Отдельный интерес представляет вопрос с употреблением термина «младшая сестра» (по-японски имо), но в те времена он использовался и для обозначения жены, и для, собственно, сестры[1]. Последовавшее затем хождение богов вокруг небесного столба, подробно описанное в хронике, символизировало совершение супружеского обряда и исчерпывающе говорит нам о намерениях божественной пары: человеческих, с точки зрения европейцев, — божеских, по мнению японцев: «Тут бог Идзанаги-но микото произнес: “Если так, я и ты, обойдя вокруг этого небесного столба, супружески соединимся”, — так произнес.
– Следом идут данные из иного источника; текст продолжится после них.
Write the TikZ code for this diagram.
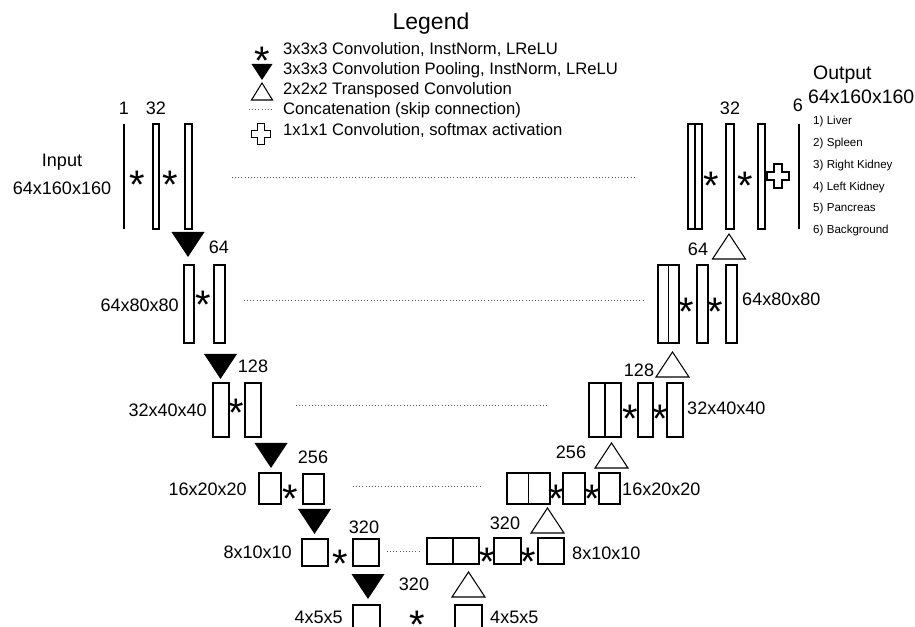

Так условившись, тут же: “Ты справа навстречу обходи, я слева навстречу обойду”, — произнес, и когда, условившись, стали обходить, богиня Идзанами-но микото, первой: “Поистине, прекрасный юноша!” — сказала, а после нее бог Идзанаги-но микото: “Поистине, прекрасная девушка!” — сказал, и после того, как каждый сказал, [бог Идзанаги] своей младшей сестре возвестил: “Нехорошо женщине говорить первой”, — так возвестил. И все же начали [они] брачное дело, и дитя, что родили, [было] дитя-пиявка. Это дитя посадили в тростниковую лодку и пустили плыть. За ним Ава-сима — Пенный остров родили. И его тоже за дитя не сочли».